“Quando a casa ficou pronta, Dom Anselmo decidiu que fosse inteiramente pintada de verde. (…). De casa em casa, de salão em salão, as beatas cochichavam, as senhoras olhavam para seus maridos com desconfiança, os vizinhos trocavam sorrisos maliciosos e, um domingo, na missa do meio-dia, o Padre García afirmou do púlpito: ‘Prepara-se uma agressão contra a moral desta cidade'”. A Casa Verde, Mario Vargas Llosa.
A Casa Verde é um labirinto. Senti-me embriagada, sonhando, em transe. Perdida no entrelaçamento do tempo. Presente e passado na mesma página. Os fatos não em linha evolutiva, mas aos saltos. Deslumbrada com tantas histórias e personagens nas quase 400 páginas.
Peru, anos quarenta do século passado, durante a segunda guerra mundial. O caucho, árvore que produz um látex, é procurado como fonte de riqueza em plena selva amazônica. Uma luta constante entre cristãos e os chamados “selvagens”, tribos dos aguarunas e huambisas. Mario Vargas Llosa entrecruza dois relatos “ambientados em lugares muito diferentes do Peru: Piura, no extremo norte, cercada por grandes areais, e Santa Maria de Nieva, um pequeno povoado na região amazônica. Como ele mesmo diz (…), ‘Piura é o deserto, a cor amarela, o algodão, o Peru espanhol, a ‘civilização’. Santa Maria de Nieva é a selva, a exuberância vegetal, a cor verde, tribos que ainda não entraram na história, instituições e costumes que parecem sobrevivências medievais'” (p. 408).
O capítulo inicial é descrito com tanta destreza, o narrador tão preso aos fatos, que a gente demora para perceber a violência. Madres e guardas adentrando a selva para roubar meninas dos ditos “selvagens”. As cristãs, numa selvageria, as arrancam de sua tribo para levá-las ao convento num ato de “salvação”: “Madre Angélica distribui os presentes que os aguarunas recebem sem dar mostras de entusiasmo, mas logo, quando as madres e os guardas começam a comer pedacinhos de peixe (…), os dois homens, sem olhar, abrem as bolsas, acariciam espelhinhos e colares, repartem as contas coloridas (…)” (p. 13).

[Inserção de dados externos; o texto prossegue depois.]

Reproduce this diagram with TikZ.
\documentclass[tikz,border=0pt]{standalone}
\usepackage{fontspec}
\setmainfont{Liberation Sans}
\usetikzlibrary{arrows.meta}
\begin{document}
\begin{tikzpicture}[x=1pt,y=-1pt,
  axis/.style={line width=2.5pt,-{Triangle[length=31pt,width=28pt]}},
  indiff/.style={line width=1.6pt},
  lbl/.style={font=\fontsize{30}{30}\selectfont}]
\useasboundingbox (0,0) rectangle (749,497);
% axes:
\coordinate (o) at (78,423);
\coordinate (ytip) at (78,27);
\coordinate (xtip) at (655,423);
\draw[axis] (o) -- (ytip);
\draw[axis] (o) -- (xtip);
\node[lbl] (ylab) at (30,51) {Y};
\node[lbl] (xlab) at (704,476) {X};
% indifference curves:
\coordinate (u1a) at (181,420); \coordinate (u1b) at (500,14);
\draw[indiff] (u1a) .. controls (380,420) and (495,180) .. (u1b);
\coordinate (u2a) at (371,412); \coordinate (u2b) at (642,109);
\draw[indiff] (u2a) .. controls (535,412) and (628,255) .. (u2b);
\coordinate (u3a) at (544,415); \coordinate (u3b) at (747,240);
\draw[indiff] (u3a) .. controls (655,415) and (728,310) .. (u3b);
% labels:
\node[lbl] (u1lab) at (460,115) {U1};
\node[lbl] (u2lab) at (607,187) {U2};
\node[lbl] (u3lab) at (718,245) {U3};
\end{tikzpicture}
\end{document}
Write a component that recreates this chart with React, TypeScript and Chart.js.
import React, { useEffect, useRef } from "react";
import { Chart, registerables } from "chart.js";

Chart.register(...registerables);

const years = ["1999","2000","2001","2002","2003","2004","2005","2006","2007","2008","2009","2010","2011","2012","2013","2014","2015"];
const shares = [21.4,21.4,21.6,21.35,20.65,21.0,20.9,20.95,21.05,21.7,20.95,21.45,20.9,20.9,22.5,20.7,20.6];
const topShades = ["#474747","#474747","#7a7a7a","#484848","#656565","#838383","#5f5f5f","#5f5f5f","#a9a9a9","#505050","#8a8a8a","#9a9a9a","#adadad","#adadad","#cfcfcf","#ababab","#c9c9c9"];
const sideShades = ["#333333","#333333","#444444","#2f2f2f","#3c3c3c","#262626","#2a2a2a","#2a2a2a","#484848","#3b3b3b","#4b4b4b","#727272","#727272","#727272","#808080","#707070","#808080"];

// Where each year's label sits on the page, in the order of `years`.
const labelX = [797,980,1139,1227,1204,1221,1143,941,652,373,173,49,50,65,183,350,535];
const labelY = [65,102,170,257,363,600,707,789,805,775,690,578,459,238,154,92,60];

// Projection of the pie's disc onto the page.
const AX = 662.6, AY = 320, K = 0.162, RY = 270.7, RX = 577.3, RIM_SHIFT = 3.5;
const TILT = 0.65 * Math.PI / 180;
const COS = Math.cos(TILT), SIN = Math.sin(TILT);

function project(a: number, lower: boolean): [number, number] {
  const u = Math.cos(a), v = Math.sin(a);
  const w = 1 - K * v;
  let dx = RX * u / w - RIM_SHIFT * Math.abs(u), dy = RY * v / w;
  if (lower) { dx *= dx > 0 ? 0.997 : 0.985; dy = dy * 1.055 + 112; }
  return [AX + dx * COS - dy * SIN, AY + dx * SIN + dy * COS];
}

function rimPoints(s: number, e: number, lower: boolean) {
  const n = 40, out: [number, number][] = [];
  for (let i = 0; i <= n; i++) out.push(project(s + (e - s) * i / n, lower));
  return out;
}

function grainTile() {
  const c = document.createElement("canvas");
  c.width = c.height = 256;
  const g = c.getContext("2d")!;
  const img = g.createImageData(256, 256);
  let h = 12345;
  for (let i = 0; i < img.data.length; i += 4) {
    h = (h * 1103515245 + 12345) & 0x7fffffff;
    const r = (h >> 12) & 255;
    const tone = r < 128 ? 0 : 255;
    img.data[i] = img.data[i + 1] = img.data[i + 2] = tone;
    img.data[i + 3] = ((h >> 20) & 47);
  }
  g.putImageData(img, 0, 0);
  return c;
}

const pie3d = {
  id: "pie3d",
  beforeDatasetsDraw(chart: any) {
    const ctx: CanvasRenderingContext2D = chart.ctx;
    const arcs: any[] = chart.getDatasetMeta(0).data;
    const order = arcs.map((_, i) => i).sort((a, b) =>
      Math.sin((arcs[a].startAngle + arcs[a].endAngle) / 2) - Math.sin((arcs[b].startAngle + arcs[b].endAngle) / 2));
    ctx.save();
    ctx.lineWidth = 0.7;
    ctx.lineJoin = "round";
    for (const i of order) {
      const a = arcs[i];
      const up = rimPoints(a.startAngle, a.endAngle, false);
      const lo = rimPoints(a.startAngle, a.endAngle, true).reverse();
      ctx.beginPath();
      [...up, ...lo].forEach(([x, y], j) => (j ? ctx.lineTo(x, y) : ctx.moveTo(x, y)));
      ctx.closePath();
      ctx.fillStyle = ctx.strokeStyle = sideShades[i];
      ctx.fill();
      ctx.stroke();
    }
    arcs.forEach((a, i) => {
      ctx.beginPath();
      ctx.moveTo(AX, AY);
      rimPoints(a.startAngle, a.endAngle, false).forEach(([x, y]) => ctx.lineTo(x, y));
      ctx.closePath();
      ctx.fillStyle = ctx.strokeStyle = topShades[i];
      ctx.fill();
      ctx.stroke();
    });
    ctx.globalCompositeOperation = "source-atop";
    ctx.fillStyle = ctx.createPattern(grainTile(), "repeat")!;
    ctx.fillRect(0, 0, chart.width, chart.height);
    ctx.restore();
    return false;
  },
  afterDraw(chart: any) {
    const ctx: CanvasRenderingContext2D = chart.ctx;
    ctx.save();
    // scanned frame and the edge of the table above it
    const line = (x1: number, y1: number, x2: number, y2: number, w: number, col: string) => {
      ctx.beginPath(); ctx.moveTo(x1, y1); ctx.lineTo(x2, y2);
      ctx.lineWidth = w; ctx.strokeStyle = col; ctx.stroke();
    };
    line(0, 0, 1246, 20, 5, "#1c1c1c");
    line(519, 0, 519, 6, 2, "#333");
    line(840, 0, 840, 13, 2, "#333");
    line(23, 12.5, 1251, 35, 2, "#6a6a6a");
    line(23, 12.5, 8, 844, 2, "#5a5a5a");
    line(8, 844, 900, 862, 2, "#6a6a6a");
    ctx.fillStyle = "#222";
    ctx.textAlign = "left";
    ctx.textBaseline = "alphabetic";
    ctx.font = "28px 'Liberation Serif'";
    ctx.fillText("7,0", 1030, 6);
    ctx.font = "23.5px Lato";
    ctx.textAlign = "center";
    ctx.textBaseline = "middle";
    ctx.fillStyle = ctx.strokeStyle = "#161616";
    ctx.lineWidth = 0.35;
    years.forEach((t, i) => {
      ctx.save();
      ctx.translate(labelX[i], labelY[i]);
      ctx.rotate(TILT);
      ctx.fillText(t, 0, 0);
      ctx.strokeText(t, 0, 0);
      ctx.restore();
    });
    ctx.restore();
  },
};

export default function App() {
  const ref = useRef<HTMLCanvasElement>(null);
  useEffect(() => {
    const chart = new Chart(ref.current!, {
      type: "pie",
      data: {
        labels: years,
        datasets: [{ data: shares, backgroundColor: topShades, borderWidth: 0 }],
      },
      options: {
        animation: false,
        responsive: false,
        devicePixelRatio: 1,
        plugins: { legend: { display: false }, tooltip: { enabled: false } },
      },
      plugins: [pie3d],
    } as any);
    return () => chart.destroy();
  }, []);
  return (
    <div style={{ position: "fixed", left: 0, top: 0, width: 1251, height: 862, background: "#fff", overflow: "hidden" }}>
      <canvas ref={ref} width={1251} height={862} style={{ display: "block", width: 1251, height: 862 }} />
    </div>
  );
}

Em troca dos “presentinhos”, o rapto de duas meninas pelos guardas e as madres: “Os dois aguarunas se mantêm dóceis frente aos fuzis (…). As mãos das meninas não alcançam o rosto de Rubio, só seu pescoço, cheio de risquinhos violáceos, e rasgam sua camisa e arrancam os botões. (…). O Rubio, Madre Angélica, e as meninas se desvanecem também entre ondas de pó” (pp. 16-17). As garotas raptadas serão “civilizadas”, ganharão um deus, aprenderão que suas vidas pregressas eram pecado – implantam o pecado em seus corações. Posteriormente servirão de empregadas domésticas, cozinheiras, babás, em casas de gente rica e de classe média. Ou terminarão na Casa Verde como prostitutas. Como a personagem , que primeiro tem um nome cristão de Bonifacia, e termina por se chamar Selvática.
Este romance lembra o rio Marañón, tão bem descrito como se fosse um personagem, com sua força, muitas entradas, lugares secretos. Personagens ricos, mesmo secundários ou somente citados, como Domitila Yara: “Anos depois morreu Domitila Yara, a santeira (…), a beata sempre vestida de negro, rosto velado e meias escuras (…). Onde havia partos, mortes, doenças, desgraças, acudia a santeira com sua imagem e suas rezas. De seus dedos apergaminhados caía até o chão um rosário de contas enormes como baratas” (p. 233). Descrições maravilhosas: “Ao cruzar a região das dunas, o vento que desce da cordilheira se abrasa e endurece: armado de areia, segue o curso do rio e quando chega à cidade aparece entre o céu e a terra como uma deslumbrante couraça. Ali esvazia suas entranhas: todos os dias do ano, à hora do crepúsculo, uma chuva seca e fina como serragem de madeira, que só pára à alvorada, cai sobre as praças, os telhados, as torres, os campanários, as sacadas e as árvores, e assoalha de branco as ruas de Piura” (p. 27).
Esta edição de A Casa Verde vem acompanhada de um ensaio do autor sobre a própria escrita do romance: História secreta de uma novela (Círculo do livro, tradução de Remy Gorga, filho. São Paulo, 1971). Muito interessante ler sobre a espinha dorsal que originou o romance, as aventuras que o próprio autor viveu e que geraram a escrita.
Se há algo que nutre todas as páginas de A Casa Verde é a violência. Num belo e poético relato. Violência. Mas não é esta a história da América Latina desde sua colonização?